Records for the exercise:
-.-.-

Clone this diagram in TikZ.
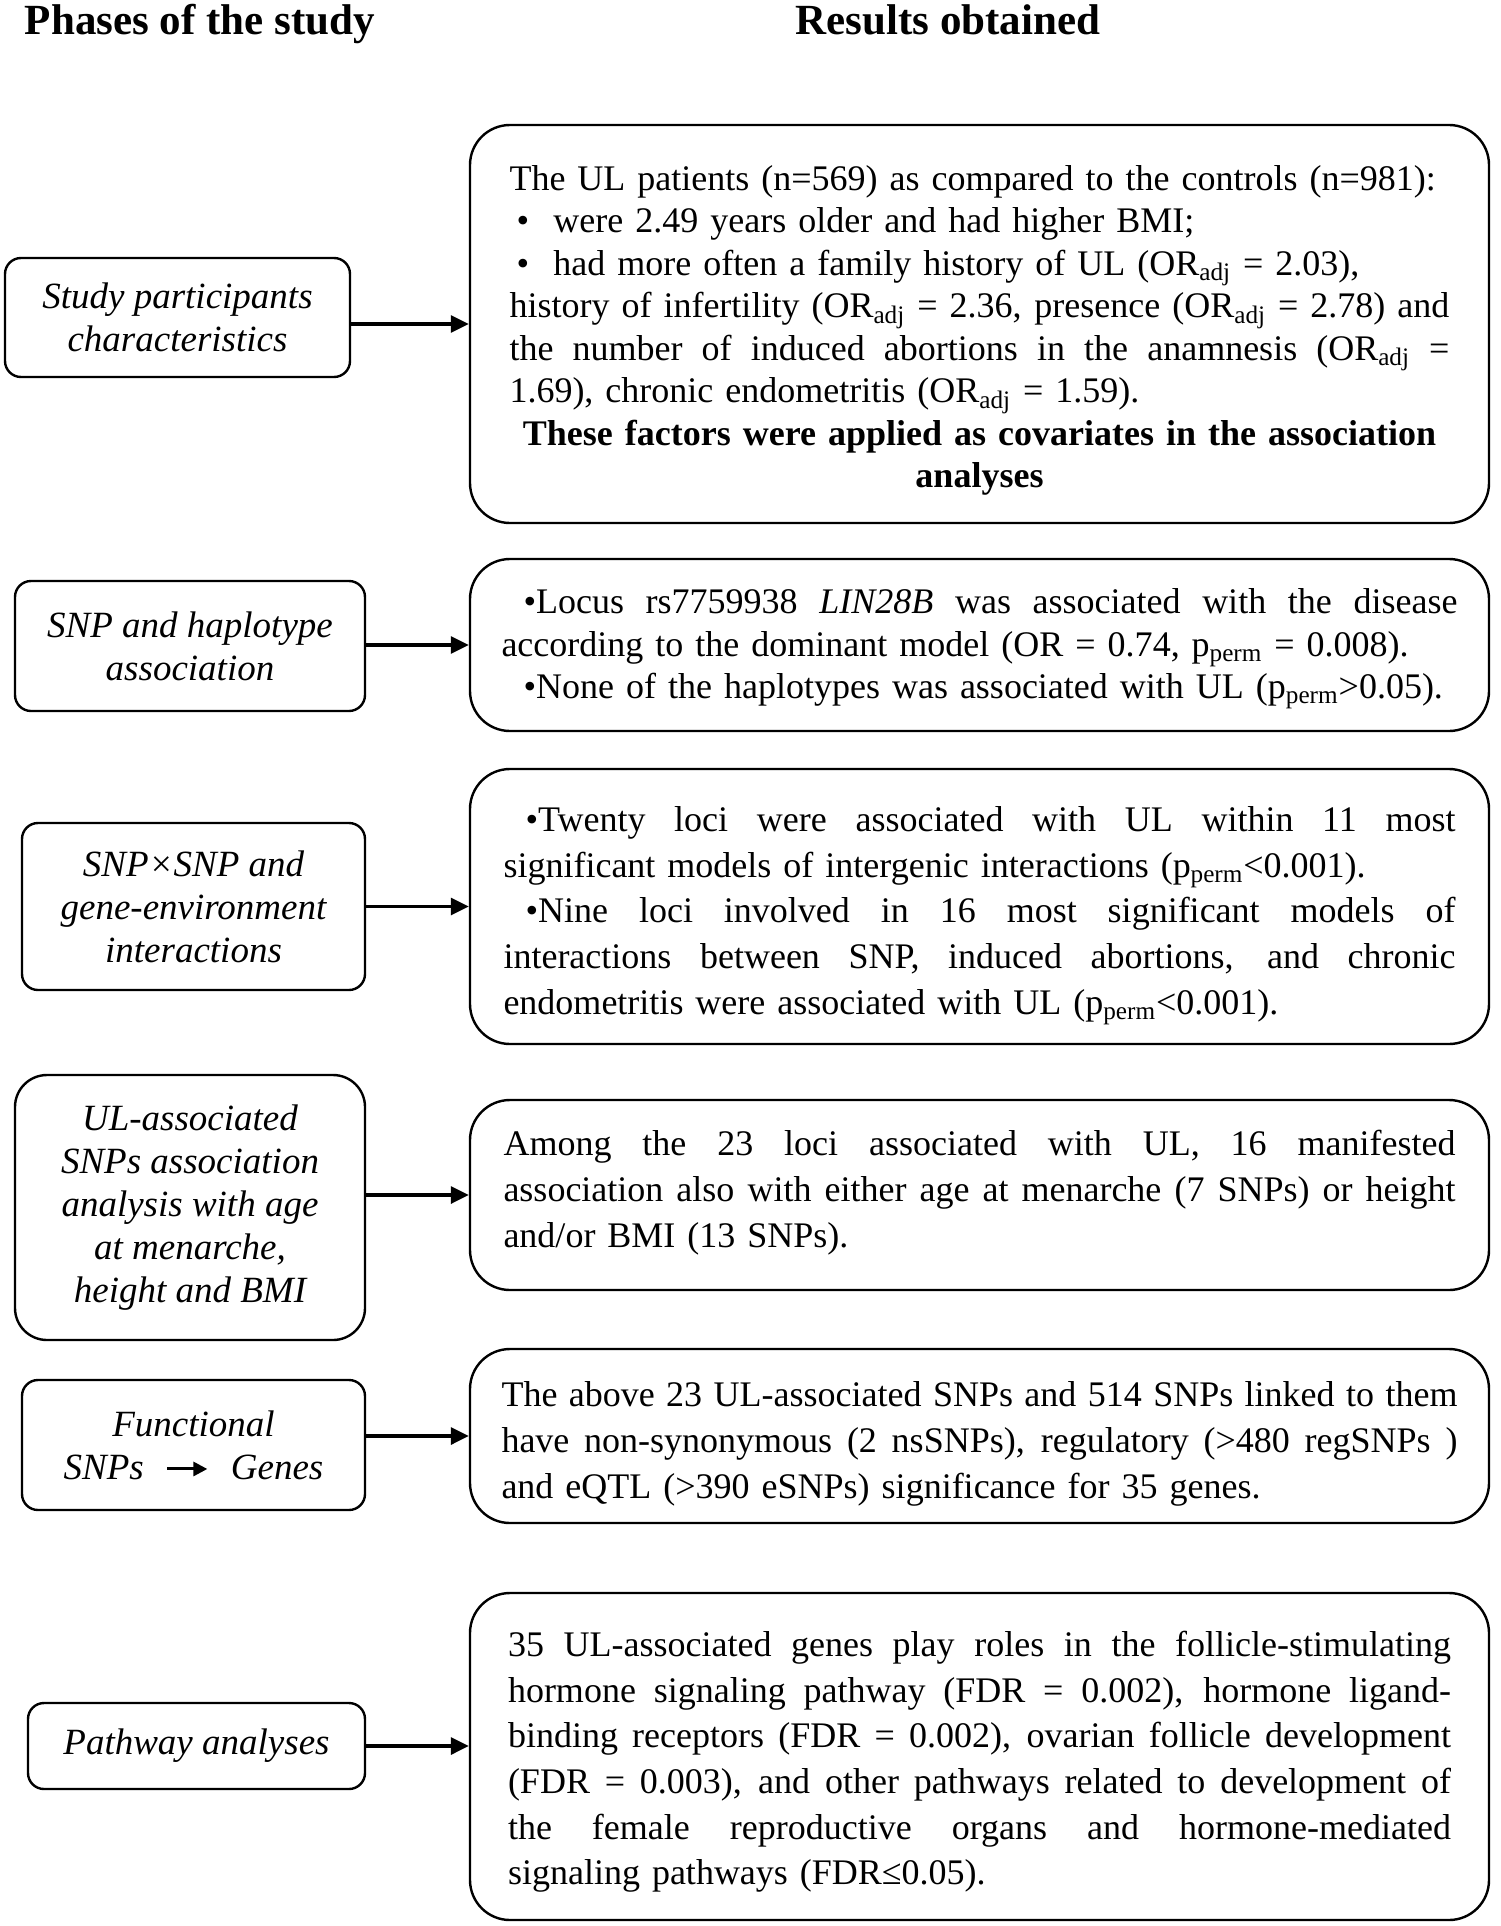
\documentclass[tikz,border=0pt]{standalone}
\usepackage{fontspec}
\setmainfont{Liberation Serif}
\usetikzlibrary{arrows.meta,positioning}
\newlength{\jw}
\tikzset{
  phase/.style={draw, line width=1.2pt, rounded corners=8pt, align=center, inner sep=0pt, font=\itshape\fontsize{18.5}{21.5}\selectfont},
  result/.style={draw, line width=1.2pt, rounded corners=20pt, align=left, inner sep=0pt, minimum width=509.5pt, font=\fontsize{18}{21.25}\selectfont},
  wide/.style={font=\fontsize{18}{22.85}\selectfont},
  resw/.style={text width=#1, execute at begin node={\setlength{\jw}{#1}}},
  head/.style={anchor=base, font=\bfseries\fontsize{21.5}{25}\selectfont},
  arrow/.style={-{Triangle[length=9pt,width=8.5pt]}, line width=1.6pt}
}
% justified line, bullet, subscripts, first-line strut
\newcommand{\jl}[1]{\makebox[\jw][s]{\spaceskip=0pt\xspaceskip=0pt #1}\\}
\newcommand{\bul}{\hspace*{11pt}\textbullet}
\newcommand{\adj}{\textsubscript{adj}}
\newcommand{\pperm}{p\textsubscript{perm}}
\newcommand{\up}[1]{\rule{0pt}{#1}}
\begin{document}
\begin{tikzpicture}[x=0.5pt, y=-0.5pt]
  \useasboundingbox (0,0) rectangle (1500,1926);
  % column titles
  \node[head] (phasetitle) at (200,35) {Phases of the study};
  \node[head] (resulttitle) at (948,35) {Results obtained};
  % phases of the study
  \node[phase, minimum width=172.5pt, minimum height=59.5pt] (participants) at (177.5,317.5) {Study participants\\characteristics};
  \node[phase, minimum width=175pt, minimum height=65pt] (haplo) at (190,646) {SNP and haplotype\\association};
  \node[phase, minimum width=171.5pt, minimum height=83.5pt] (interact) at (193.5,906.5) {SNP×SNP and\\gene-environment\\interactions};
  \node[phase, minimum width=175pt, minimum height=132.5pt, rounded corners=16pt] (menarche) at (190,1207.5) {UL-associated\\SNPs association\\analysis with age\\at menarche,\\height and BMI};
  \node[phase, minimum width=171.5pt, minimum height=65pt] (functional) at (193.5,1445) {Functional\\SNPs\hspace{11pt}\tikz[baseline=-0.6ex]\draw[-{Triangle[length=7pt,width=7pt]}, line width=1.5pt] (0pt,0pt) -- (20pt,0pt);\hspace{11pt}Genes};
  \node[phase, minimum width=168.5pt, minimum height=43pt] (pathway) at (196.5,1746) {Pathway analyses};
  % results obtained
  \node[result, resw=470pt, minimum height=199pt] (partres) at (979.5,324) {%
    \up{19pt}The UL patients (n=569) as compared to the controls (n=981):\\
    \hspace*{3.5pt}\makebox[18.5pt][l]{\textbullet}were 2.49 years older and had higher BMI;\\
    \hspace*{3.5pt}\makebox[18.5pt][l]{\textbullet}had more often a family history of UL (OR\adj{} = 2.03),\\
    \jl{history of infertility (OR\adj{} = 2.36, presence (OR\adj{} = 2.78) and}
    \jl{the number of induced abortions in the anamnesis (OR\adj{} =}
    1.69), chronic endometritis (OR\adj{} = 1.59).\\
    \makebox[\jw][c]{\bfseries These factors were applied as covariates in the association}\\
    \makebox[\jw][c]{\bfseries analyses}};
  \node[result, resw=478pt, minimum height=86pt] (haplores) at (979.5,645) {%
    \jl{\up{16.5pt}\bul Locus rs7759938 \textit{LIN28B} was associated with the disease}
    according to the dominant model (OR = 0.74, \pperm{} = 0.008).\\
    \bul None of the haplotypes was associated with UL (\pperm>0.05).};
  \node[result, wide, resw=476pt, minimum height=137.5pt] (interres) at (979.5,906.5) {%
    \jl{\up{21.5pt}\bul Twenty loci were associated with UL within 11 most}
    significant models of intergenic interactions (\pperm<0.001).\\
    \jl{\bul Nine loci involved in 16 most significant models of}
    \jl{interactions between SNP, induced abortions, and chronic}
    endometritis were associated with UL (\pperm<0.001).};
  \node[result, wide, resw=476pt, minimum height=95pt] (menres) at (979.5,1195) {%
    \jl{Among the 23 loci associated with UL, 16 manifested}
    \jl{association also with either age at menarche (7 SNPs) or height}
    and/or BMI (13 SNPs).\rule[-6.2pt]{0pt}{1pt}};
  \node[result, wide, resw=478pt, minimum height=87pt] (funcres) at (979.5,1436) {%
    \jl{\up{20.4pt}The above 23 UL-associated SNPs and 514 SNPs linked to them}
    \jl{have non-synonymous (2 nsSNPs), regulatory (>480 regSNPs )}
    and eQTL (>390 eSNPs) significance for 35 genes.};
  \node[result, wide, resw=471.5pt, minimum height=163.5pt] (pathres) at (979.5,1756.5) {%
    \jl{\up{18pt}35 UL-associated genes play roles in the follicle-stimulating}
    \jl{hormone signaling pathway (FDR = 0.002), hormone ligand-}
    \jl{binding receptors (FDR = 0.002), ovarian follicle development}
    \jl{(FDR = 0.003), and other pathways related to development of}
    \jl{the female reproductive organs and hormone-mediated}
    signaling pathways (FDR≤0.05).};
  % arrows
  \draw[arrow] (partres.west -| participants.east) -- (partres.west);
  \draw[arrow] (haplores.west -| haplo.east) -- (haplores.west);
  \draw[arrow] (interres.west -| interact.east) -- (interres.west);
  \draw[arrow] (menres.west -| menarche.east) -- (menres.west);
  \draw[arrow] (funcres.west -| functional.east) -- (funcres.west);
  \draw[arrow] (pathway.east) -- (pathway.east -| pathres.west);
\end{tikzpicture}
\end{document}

-.-.-

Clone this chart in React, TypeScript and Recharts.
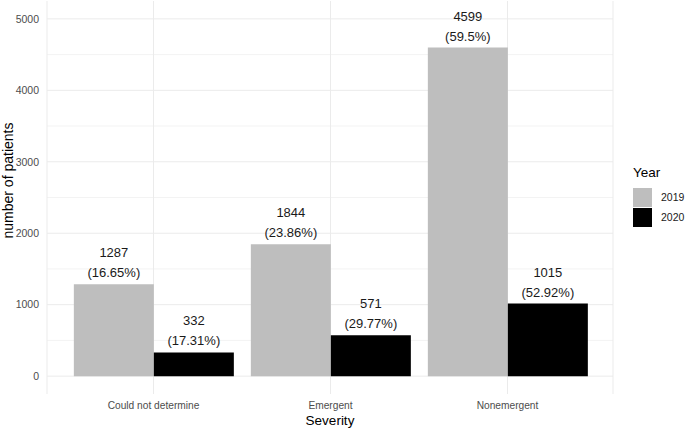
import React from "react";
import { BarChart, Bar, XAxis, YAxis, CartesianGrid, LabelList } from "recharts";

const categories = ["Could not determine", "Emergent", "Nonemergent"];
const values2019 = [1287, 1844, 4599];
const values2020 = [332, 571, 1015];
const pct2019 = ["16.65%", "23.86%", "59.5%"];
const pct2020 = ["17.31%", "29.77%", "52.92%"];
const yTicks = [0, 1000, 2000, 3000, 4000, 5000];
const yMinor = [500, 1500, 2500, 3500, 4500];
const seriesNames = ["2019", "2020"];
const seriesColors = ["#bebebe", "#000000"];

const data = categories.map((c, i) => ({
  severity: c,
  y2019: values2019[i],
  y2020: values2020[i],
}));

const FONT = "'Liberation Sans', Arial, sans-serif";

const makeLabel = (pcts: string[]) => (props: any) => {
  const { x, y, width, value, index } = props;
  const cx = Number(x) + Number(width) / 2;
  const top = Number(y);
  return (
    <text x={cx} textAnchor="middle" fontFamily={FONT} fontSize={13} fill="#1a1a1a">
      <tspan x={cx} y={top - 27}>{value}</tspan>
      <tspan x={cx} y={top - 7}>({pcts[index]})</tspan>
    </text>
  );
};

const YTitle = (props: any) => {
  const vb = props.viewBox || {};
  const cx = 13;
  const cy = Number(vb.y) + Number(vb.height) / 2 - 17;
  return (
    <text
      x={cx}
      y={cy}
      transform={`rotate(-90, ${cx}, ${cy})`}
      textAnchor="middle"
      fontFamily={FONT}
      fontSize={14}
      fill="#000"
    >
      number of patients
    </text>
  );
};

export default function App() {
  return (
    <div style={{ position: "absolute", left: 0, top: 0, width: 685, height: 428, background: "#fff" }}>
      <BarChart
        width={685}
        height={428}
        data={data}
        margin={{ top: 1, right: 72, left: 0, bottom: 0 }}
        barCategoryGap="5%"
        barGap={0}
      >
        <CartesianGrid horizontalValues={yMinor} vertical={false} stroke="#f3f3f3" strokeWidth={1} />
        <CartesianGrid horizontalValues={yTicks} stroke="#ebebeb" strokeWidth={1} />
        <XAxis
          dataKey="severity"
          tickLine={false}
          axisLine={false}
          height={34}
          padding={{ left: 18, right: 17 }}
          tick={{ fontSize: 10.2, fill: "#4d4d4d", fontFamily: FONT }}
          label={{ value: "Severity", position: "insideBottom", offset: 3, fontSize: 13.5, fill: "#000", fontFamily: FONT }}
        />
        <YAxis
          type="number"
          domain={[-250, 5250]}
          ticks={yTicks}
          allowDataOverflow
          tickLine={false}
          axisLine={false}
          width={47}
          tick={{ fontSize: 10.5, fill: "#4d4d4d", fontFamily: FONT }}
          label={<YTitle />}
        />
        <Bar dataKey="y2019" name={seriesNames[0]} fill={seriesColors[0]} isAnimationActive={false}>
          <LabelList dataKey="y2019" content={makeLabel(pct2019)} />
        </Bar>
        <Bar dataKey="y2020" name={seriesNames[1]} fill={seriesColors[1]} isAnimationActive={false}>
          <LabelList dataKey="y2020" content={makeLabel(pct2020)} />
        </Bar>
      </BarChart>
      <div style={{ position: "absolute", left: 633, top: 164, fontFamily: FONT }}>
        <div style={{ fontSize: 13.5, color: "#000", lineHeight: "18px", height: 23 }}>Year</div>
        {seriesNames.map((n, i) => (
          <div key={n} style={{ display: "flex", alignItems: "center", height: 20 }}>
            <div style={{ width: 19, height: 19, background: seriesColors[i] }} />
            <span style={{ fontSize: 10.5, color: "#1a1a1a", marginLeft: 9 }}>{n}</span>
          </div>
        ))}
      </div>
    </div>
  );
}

-.-.-

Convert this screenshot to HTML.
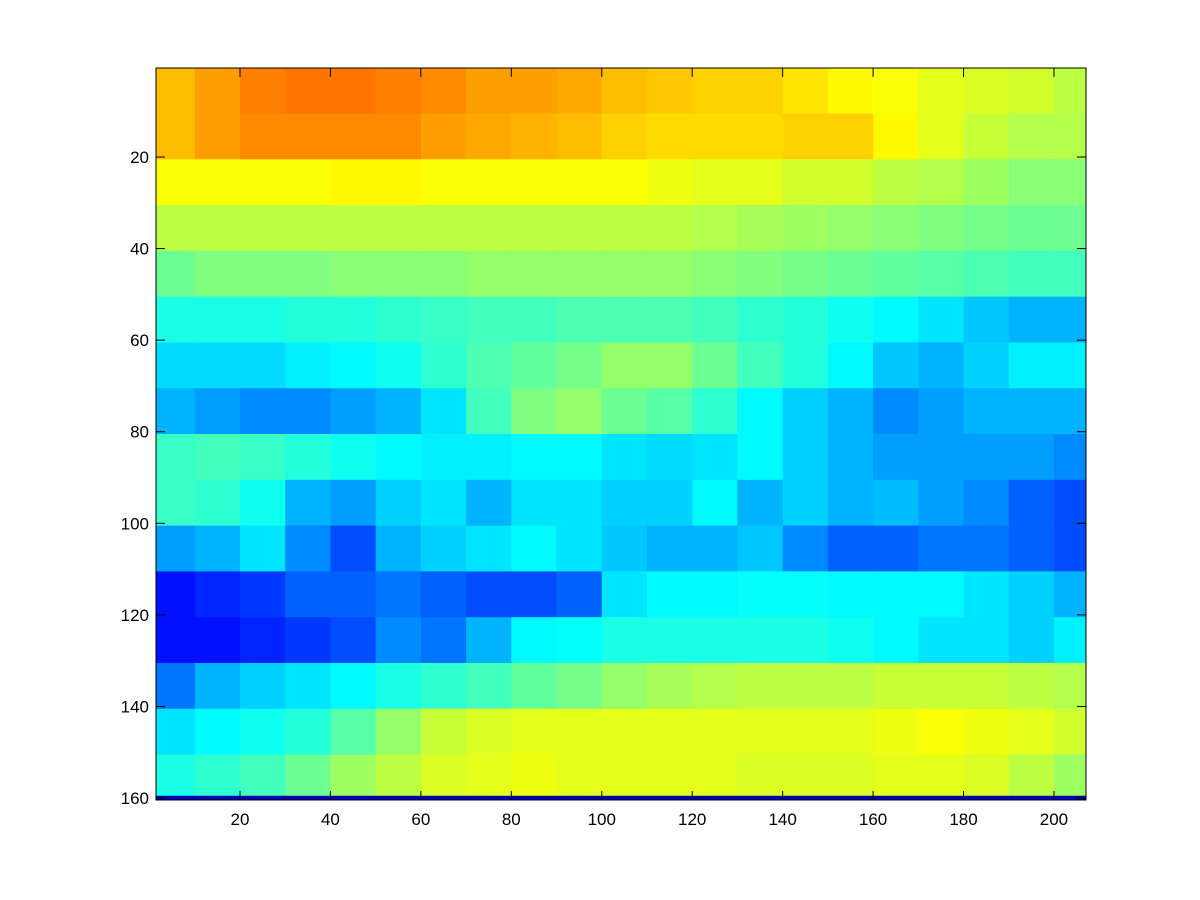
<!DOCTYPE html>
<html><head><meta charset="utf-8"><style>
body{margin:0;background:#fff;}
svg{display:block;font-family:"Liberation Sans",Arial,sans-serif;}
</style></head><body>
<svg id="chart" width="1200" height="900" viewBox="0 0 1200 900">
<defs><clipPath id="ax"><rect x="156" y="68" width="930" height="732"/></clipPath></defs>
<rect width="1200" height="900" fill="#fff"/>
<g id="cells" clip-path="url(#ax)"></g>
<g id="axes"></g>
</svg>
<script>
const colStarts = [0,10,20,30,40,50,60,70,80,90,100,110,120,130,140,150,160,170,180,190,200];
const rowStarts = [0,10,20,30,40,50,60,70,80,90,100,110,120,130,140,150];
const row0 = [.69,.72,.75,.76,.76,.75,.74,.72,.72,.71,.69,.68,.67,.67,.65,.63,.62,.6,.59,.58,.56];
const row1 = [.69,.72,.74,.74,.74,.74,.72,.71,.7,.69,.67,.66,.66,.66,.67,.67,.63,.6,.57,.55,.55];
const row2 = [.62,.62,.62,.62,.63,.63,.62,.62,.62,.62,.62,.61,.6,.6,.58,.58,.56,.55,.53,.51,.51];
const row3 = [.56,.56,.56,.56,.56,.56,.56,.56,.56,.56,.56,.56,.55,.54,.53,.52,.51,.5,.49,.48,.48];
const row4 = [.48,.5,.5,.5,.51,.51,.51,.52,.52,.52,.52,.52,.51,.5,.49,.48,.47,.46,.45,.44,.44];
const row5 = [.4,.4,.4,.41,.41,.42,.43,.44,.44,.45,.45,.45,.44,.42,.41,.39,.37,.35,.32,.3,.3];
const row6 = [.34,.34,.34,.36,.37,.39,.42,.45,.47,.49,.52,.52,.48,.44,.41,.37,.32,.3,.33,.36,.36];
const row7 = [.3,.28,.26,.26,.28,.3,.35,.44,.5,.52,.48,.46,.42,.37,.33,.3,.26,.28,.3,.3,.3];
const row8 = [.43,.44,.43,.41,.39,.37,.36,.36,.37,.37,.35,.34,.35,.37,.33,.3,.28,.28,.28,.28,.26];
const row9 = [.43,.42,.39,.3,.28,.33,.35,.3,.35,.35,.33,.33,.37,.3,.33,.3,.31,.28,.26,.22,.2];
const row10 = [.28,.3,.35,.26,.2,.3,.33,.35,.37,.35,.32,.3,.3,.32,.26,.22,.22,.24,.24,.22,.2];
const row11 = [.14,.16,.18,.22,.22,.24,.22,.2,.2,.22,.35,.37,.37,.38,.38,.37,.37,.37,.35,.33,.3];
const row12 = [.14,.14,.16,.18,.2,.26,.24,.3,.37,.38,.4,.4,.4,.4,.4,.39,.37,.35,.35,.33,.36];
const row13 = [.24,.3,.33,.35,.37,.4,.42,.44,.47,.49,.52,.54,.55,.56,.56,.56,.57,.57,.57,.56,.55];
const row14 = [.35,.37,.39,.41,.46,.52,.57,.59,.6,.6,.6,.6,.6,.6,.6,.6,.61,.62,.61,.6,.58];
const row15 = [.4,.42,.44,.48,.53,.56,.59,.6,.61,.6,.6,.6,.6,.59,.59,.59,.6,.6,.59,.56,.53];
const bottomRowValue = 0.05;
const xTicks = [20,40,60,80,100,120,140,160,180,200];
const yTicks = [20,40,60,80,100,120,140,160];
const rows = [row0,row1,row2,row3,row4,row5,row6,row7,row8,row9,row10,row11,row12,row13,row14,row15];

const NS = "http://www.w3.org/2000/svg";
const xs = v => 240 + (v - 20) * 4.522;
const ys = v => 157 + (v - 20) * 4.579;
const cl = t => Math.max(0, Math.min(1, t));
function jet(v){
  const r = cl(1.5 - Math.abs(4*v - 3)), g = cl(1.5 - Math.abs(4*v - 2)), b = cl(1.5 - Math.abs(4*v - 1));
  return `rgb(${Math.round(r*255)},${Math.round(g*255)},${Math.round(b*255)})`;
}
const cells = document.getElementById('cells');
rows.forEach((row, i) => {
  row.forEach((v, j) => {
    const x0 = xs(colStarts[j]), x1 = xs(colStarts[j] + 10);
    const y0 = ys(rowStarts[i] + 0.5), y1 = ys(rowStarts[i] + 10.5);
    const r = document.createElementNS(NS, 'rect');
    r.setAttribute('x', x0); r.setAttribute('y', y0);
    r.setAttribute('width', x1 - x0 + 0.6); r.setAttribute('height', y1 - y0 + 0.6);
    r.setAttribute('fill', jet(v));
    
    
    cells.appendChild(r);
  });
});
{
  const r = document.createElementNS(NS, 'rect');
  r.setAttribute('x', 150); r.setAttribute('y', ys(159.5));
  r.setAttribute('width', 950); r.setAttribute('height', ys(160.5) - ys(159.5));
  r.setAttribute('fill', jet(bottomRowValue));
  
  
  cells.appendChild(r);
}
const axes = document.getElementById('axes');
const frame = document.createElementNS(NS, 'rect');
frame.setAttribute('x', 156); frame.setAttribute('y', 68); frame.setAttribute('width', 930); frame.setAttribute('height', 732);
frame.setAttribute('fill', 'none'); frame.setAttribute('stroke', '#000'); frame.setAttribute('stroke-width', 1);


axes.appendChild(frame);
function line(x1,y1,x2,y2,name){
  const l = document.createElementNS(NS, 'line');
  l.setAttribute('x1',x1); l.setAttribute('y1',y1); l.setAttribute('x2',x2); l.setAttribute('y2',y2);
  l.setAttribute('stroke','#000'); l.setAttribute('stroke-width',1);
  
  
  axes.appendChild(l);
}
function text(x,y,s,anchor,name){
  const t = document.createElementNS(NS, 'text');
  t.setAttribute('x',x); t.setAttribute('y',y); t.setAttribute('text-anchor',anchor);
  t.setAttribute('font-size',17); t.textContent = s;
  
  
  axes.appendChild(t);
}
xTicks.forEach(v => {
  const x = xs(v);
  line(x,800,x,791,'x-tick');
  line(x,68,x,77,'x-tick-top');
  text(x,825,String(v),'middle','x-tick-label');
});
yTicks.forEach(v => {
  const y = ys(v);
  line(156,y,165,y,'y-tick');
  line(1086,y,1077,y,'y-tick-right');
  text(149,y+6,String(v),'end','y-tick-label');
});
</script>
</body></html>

-.-.-

Stated exercise: In the records above, find each line with the word "Clone" and copy it.

Answer to this task:
Clone this diagram in TikZ.
Clone this chart in React, TypeScript and Recharts.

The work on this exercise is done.